At its core are 32 software agents, each controlling a specific piece of equipment, learning to coordinate through experience. Two UPS agents. Four PDU agents. Four CRAC agents. Two thermal zone agents. Twenty workload agents (one per server). Each agent sees only its own local sensors and makes its own decisions. No central brain in production. The agents learned coordination during training; in production they run independently.

The architecture is CTDE — Centralised Training, Decentralised Execution. During training, a central critic sees everything and helps all agents learn together. During execution, each agent runs alone. No central bottleneck. No single point of failure. If one agent goes down, the others keep running.

Agent types

UPS agents (2) manage uninterruptible power supplies. They observe 13 dimensions of state: load level, efficiency curve, input/output voltage, battery state of charge, temperature, transfer switch status, and derived metrics. Their action space has 3 dimensions: eco-mode threshold, battery charge rate, and load-sharing ratio between redundant units.

UPS efficiency curves are non-linear — a typical double-conversion unit is most efficient at 40-60% load. Below that, fixed losses dominate. Above that, thermal losses climb. The agent learns to shift load between units to keep both in the efficient band rather than running one at 80% and the other at 20%.

PDU agents (4) control power distribution. They see 15 dimensions: per-circuit current draw, voltage, power factor, breaker status, aggregate load. Action space is 7 dimensions — load balancing across circuits, current limits per circuit, and maintenance flagging.

The interesting problem here is phase balancing. A three-phase PDU with unbalanced loading wastes capacity on the underloaded phases. The agent learns to flag imbalanced circuits and recommend workload redistribution.

CRAC agents (4) are the most consequential. They observe 17 dimensions: supply air temperature, return air temperature, fan speed, compressor state, coolant flow rate, setpoint, outside air enthalpy, and cross-agent observations (what neighbouring CRAC units are doing). Action space has 3 dimensions: setpoint adjustment, fan speed override, economiser mode.

Two CRAC units serving the same zone will fight each other if not coordinated — one raises its setpoint, the other compensates by lowering, oscillating until one trips on a fault. During training, the central critic teaches them to coordinate. In production, they coordinate through shared observations: each agent sees what the neighbour is doing, and they’ve learned to defer rather than compete.

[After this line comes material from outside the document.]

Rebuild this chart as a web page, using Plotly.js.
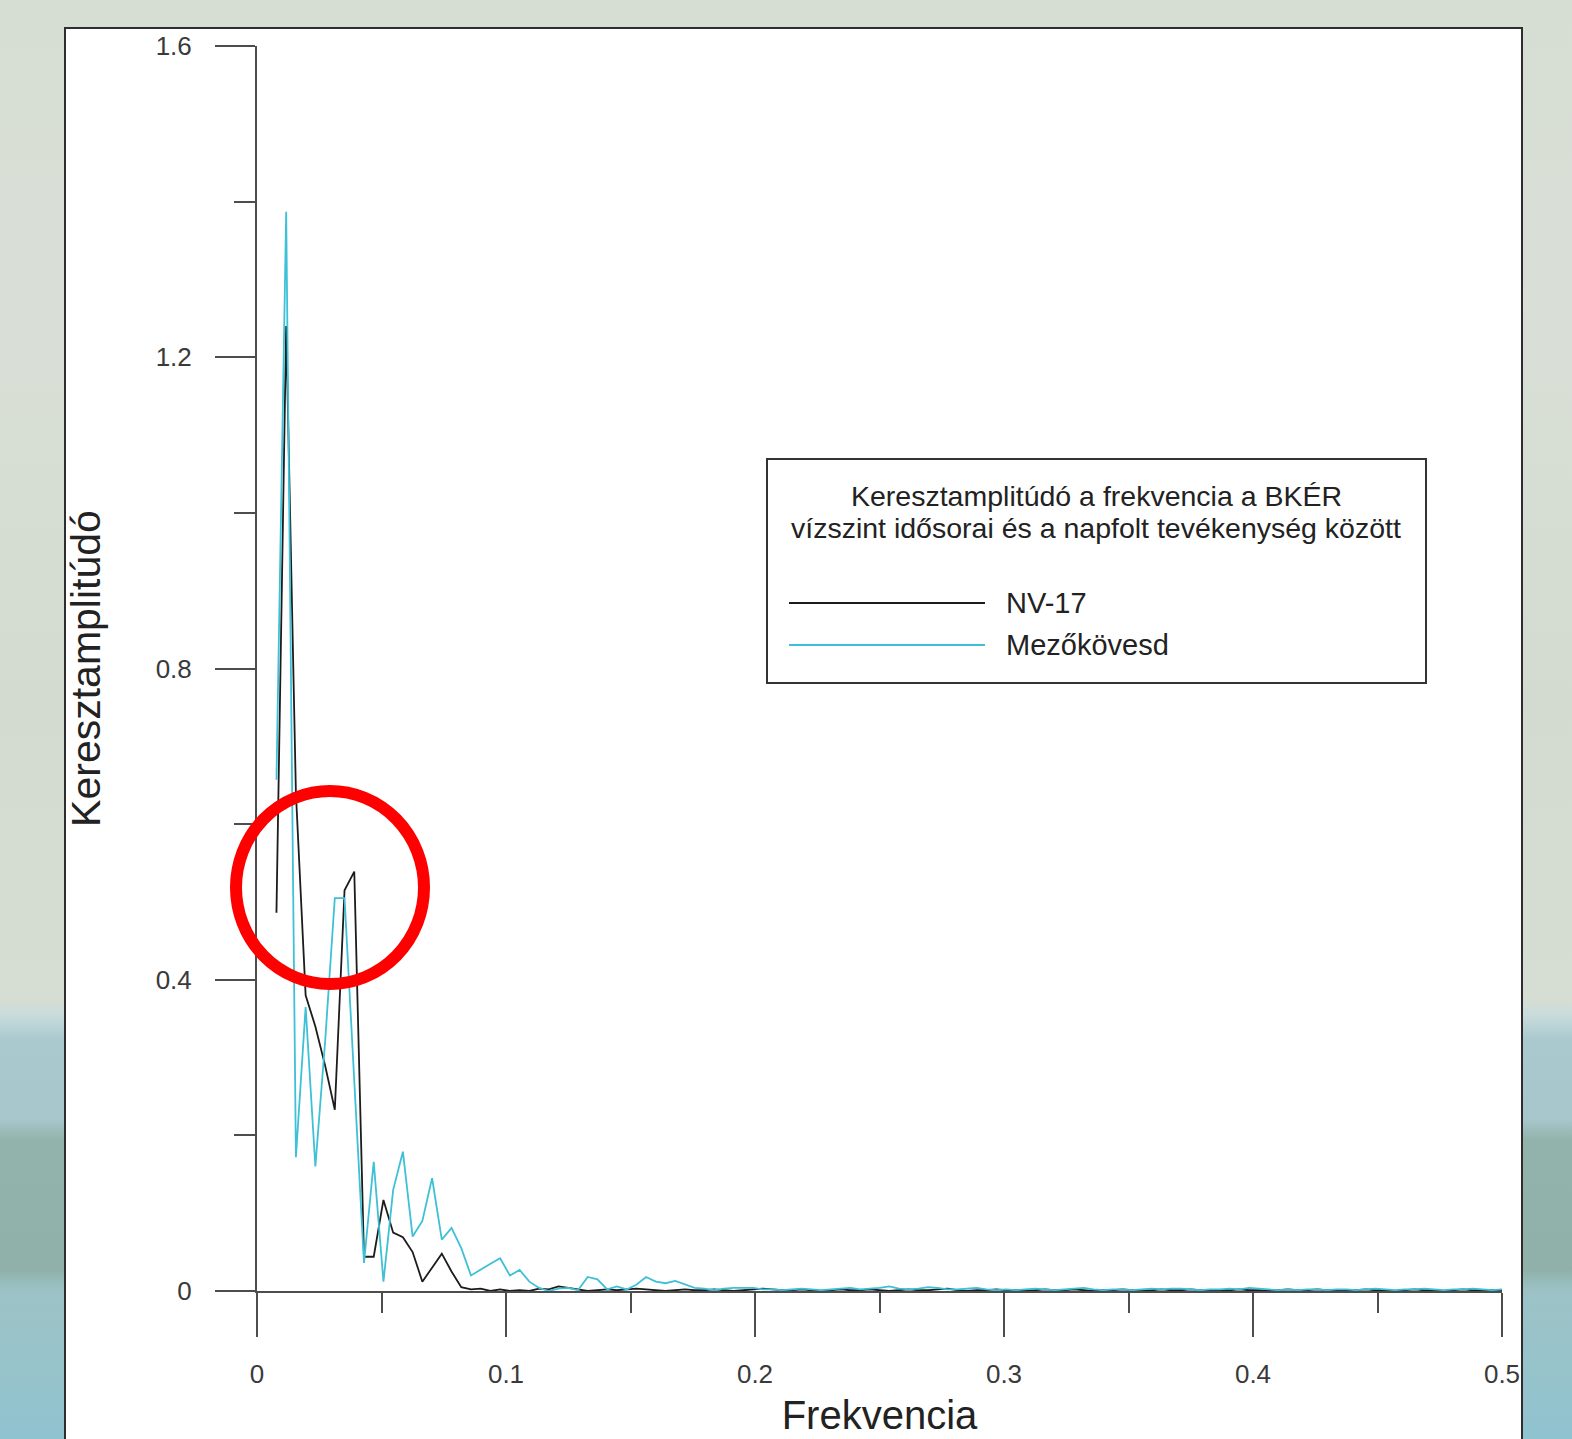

Side-by-side uncoordinated vs coordinated CRAC agent behaviour — Figure 3.2 — Without coordination, CRAC units oscillate. With MARL training, they defer.

Thermal zone agents (2) sit above the equipment agents. They see 27 dimensions — aggregate temperatures across racks, power draw patterns, workload types, time-of-day features. They don’t control equipment directly. They set zone-level targets that CRAC and PDU agents treat as soft constraints. Strategic layer above the tactical layer.

Workload agents (20, one per server) observe 12 dimensions each: CPU utilisation, memory utilisation, GPU utilisation (if present), power draw, inlet temperature, SLA parameters. Action space has 4 dimensions: workload migration requests, power capping, scheduling priority, and cooling attention flags.

All 20 workload agents use parameter sharing — same learned policy. This works because every server has the same observation and action structure. The policy generalises across servers; individual behaviour emerges from different observations.

Coordination without a central brain

The coordination mechanism is the reward system. During training, each agent receives a weighted combination of local and global objectives:

Local: Did my equipment stay within safe limits? Did I improve efficiency?
Global: Did zone temperature stay in range? Did total power stay under budget? Were SLAs met?

The global component teaches coordination. If a CRAC agent improves its own efficiency by raising its setpoint but causes a neighbouring zone to overheat, the global component penalises it. Over thousands of training episodes, agents learn to balance local and global objectives.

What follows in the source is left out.